What the fuck did they think they where doing when they released it to 18,000 players?
In any other setting if you tell a journalist something without an NDA, and outside of a personal setting, you should expect it to get published.
In any setting, if a journalist is asked not to publish something and they do anyway, the journalist should expect to not have people willing to talk to them or show them things anymore.
My guess is building hype, probably.
I’ve seen no indication Valve is upset at what has transpired besides banning the person who shared information, which is the exact same thing they do to random people who (mistakenly or otherwise) stream the game on twitch/youtube.
Valve absolutely knows if they want Deadlock to be an absolute secret, they need to issue NDAs. They didn’t, so it must be something else.
Sounds more like Valve read the rules for Fight Club and applied them in kind.
I’m not going to defend Valve because I haven’t seen anything confirming why they banned Sean from multiplayer and it could have nothing to do with the story even if the timing could be inferred as a reason. But I will crap all over the article writer for what he wrote in the article.
For context, Sean is the only person who comes up in a search about being banned for sharing info about Deadlock despite many people doing so.
Sean said in the Verge article :
And I’m not under NDA. I have signed no contracts and made no verbal agreements; I haven’t even clicked through a EULA.

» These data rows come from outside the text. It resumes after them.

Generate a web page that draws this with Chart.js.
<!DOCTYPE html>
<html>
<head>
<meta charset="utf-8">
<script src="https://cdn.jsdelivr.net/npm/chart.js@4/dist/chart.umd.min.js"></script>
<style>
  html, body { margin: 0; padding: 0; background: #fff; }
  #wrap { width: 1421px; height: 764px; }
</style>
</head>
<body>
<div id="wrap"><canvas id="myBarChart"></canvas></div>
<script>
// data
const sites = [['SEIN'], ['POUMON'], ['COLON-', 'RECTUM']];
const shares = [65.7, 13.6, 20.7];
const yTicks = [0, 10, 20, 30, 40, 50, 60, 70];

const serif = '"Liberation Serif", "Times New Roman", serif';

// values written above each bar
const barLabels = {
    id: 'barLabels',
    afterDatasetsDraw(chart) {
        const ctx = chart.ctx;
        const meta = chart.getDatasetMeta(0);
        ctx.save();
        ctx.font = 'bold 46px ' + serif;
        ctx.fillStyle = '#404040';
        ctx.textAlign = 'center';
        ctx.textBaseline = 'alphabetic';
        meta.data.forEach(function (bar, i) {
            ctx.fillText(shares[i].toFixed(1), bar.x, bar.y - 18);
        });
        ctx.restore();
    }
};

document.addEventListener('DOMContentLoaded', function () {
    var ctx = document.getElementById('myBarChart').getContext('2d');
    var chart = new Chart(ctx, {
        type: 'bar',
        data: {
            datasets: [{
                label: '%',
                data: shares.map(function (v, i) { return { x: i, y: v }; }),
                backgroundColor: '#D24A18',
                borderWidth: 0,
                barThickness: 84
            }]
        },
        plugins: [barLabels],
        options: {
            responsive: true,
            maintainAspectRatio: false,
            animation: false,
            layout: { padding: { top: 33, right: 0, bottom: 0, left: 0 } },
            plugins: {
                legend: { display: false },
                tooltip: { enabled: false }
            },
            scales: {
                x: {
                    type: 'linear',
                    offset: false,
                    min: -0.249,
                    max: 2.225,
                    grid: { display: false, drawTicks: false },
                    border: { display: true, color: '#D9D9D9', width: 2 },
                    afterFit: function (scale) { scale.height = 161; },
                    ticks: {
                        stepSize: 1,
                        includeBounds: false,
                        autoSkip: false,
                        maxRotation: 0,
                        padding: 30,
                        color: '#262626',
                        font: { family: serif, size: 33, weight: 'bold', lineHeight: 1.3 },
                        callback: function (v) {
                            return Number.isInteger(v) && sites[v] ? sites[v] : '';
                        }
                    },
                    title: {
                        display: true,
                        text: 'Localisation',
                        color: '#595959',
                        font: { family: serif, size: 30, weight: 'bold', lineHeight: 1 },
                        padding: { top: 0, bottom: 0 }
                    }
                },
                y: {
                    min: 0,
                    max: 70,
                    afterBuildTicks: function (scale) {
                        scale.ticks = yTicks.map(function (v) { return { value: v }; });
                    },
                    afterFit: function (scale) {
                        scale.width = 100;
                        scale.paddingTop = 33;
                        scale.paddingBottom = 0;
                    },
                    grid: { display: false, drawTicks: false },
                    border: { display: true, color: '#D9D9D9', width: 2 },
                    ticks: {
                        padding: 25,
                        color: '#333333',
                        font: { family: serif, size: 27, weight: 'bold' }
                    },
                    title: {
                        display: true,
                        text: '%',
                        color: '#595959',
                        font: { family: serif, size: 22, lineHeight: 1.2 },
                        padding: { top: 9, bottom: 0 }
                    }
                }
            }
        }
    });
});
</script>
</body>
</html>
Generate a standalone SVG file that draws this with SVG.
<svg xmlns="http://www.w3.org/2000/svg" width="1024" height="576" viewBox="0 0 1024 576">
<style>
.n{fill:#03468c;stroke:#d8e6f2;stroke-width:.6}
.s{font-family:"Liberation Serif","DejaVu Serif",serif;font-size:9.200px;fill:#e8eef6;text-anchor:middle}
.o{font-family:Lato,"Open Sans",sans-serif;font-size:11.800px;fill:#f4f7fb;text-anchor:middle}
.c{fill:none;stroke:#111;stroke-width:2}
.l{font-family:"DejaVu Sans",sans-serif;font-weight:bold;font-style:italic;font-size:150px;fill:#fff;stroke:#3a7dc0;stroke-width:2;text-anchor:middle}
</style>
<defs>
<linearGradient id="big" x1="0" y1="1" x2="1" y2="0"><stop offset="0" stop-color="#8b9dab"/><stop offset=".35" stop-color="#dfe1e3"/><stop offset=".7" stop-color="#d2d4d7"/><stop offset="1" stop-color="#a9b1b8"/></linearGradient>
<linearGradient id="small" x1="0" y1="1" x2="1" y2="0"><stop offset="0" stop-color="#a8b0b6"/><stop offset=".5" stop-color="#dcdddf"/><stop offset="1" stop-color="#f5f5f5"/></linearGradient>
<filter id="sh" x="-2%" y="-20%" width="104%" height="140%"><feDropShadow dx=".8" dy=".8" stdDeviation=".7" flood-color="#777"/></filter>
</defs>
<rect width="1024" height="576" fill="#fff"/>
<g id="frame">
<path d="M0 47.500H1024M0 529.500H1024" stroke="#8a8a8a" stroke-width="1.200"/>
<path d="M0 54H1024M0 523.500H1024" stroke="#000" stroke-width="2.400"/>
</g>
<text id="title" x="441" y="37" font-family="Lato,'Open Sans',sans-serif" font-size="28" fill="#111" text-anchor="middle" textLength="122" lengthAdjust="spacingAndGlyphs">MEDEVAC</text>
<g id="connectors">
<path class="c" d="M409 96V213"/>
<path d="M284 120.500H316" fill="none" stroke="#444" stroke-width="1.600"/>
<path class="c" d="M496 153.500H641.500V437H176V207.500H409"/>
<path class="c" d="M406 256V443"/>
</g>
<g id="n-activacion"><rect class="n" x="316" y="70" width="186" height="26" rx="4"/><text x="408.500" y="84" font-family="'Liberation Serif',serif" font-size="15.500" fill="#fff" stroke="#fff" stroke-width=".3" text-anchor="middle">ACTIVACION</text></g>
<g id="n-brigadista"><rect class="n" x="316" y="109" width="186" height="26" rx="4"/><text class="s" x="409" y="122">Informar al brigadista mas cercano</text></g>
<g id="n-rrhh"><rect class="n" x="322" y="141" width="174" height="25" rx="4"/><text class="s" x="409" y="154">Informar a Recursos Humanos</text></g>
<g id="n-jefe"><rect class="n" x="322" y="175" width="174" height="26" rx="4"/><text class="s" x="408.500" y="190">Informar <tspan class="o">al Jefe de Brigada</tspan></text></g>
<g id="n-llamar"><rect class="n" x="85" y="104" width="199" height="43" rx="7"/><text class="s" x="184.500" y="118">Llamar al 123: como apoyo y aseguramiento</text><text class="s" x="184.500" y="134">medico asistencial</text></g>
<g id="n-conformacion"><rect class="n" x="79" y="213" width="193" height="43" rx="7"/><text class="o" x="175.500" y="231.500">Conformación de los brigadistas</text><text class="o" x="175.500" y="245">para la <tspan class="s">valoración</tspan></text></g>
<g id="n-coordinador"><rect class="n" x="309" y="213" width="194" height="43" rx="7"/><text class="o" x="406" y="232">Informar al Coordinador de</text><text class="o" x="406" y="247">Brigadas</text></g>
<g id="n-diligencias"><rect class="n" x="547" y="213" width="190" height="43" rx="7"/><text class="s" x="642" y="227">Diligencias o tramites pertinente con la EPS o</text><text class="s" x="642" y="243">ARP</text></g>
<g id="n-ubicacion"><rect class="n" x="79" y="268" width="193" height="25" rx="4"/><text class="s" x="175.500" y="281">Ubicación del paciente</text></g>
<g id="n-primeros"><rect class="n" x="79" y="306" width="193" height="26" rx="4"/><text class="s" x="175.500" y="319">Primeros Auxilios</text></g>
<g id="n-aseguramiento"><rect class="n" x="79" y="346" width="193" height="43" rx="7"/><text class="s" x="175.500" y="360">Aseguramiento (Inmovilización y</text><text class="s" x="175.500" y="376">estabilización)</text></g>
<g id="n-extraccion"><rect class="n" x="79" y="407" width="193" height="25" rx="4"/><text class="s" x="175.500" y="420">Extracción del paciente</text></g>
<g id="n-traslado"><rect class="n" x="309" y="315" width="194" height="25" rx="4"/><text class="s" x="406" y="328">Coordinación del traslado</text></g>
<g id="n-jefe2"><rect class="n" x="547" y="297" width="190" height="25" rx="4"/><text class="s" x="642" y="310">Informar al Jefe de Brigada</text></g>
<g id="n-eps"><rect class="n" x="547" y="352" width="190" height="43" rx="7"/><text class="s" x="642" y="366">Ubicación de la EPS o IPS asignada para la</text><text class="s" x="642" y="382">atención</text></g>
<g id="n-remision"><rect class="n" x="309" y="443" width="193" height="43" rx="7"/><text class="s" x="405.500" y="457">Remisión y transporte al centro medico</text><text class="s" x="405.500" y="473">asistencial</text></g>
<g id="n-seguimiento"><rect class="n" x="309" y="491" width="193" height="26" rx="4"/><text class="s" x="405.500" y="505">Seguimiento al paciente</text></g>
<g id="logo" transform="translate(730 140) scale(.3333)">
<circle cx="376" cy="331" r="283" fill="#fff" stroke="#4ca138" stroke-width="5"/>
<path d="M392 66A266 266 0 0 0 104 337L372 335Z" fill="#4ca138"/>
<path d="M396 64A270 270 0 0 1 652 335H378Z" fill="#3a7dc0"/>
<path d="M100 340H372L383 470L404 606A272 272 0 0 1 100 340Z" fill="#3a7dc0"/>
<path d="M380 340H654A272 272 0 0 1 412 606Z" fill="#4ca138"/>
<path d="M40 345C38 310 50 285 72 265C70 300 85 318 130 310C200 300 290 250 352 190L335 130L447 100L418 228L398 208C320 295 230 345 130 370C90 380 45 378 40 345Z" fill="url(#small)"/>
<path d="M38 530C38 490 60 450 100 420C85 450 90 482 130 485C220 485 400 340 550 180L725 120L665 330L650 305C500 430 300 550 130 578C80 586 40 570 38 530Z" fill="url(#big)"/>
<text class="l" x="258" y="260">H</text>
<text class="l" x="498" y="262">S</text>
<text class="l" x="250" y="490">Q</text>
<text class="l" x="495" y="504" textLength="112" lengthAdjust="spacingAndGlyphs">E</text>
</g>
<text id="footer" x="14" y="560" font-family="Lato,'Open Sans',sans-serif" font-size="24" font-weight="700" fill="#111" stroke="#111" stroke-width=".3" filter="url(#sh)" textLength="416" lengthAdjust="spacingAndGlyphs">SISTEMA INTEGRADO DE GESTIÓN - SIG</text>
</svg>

Then he has a picture with a thing that says not to share information about the game, and the caption is:
This message does pop up when I launch Deadlock, but I didn’t click “OK”; instead, I hit the Escape key and watched it disappear. Screenshot by Sean Hollister / The Verge
Sean is being an absolute pedantic tool. Saying that there was no agreements because he used the escape key to get past a message saying to not share information is what lawyers do for technicalities, not what journalists should brag about in an article where they clearly understood that they were not supposed to share the information. They could have said that they had an obligation as a journalist or some other positive thing, but instead did the equivalent of eating free bread at a restaurant and then leaving without buying anything because the menu doesn’t say you have to.
When I saw Sean was banned after writing the article my first thought was 'This tool probably got himself banned by doing some jerk thing in game, since he clearly hates being told not to do something." I do not expect Valve to respond to the article, since they aren’t as petty as Sean, so all the public will get is his assumption that the article lead to his ban.
The thing that really irked me too was his edit after he was banned said something like “I guess valve did have a problem with me playing with my friends” completely ignoring his blatant ‘fuck you valve’ tone of the article
lol at “not making players sign an NDA means that ignoring the very obvious ‘don’t share this’ message is their fault and they’re not allowed to ban me”.
Like whatever, you don’t have a contract so they can’t sue you. But they very obviously are entitled to kick you off the game for it.
Valve asks reporter to play game, reporter reports on it.